字符串的大奥秘

最新推荐文章于 2024-07-21 21:29:30 发布

小白菜，是真的菜

最新推荐文章于 2024-07-21 21:29:30 发布

阅读量128

点赞数 2

分类专栏：小白的python升级打怪文章标签： python 字符串

本文链接：https://blog.csdn.net/qq_45691413/article/details/119255770

版权

小白的python升级打怪专栏收录该内容

16 篇文章 1 订阅

订阅专栏

小白如何成为python数据分析师

第8天---->字符串

定义

在Python程序中，如果我们把单个或多个字符用单引号或者双引号包围起来，就可以表示一个字符串。字符串中的字符可以是特殊符号、英文字母、中文字符、日文的平假名或片假名、希腊字母、Emoji字符等。
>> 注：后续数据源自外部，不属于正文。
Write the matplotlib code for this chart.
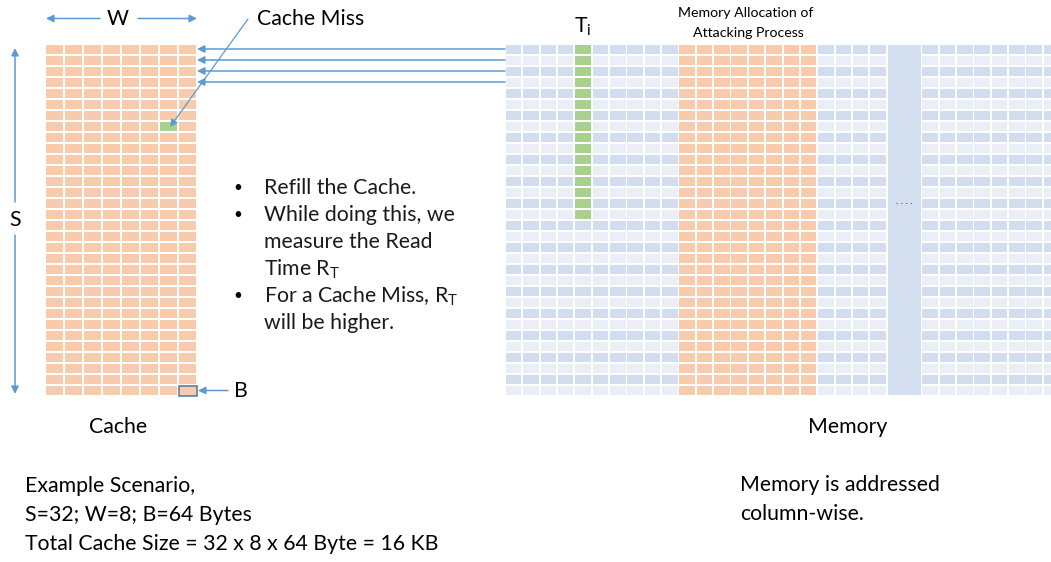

字符串是不可变类型（只读容器），所以不能通过索引运算修改字符串中的字符。

字符串，就是由零个或多个字符组成的有限序列:如下

a = 'hello, world'

字符串的运算

a = 'hello, world'
b = 'hello, world'

# 获取字符串长度
print(len(a))

# 循环遍历字符串(输出字符串中的每个元素）
for i in a:
    print(i)

# 重复运算
print(a * 5)

# 成员运算
print('or' in a)
print('wf' not in b)


# 比较运算（比较字符串的内容）(成员排序比较运算）
print(a == b)
print(a != b)

c = 'goodbye, world'
print(b > c)

# 切片，索引
print(a[0], a[-len(a)])
print(a[-1], a[len(a)-1])
print(a[4], a[-8])

# 切片
print(a[::-1])  # 反转
print(a[2:6])

# 字符串拼接 +
print(a + b)

字符串的方法

查找操作

如果想在一个字符串中从前向后查找有没有另外一个字符串，可以使用字符串的find或index方法。

s = 'hello, world!'

# find方法从字符串中查找另一个字符串所在的位置
# 找到了返回字符串中另一个字符串首字符的索引
print(s.find('or'))        # 8
# 找不到返回-1
print(s.find('shit'))      # -1
# index方法与find方法类似
# 找到了返回字符串中另一个字符串首字符的索引
print(s.index('or'))       # 8
# 找不到引发异常
print(s.index('shit'))     # ValueError: substring not found

在使用find和index方法时还可以通过方法的参数来指定查找的范围，也就是查找不必从索引为0的位置开始。find和index方法还有逆向查找（从后向前查找）的版本，分别是rfind和rindex，代码如下所示。

s = 'hello good world!'

# 从前向后查找字符o出现的位置(相当于第一次出现)
print(s.find('o'))       # 4
# 从索引为5的位置开始查找字符o出现的位置
print(s.find('o', 5))    # 7
# 从后向前查找字符o出现的位置(相当于最后一次出现)
print(s.rfind('o'))      # 12

性质判断及大小写相关操作

通过使用capitalize、title、upper、lower来实现获得字符串大小写操作·后的字符串。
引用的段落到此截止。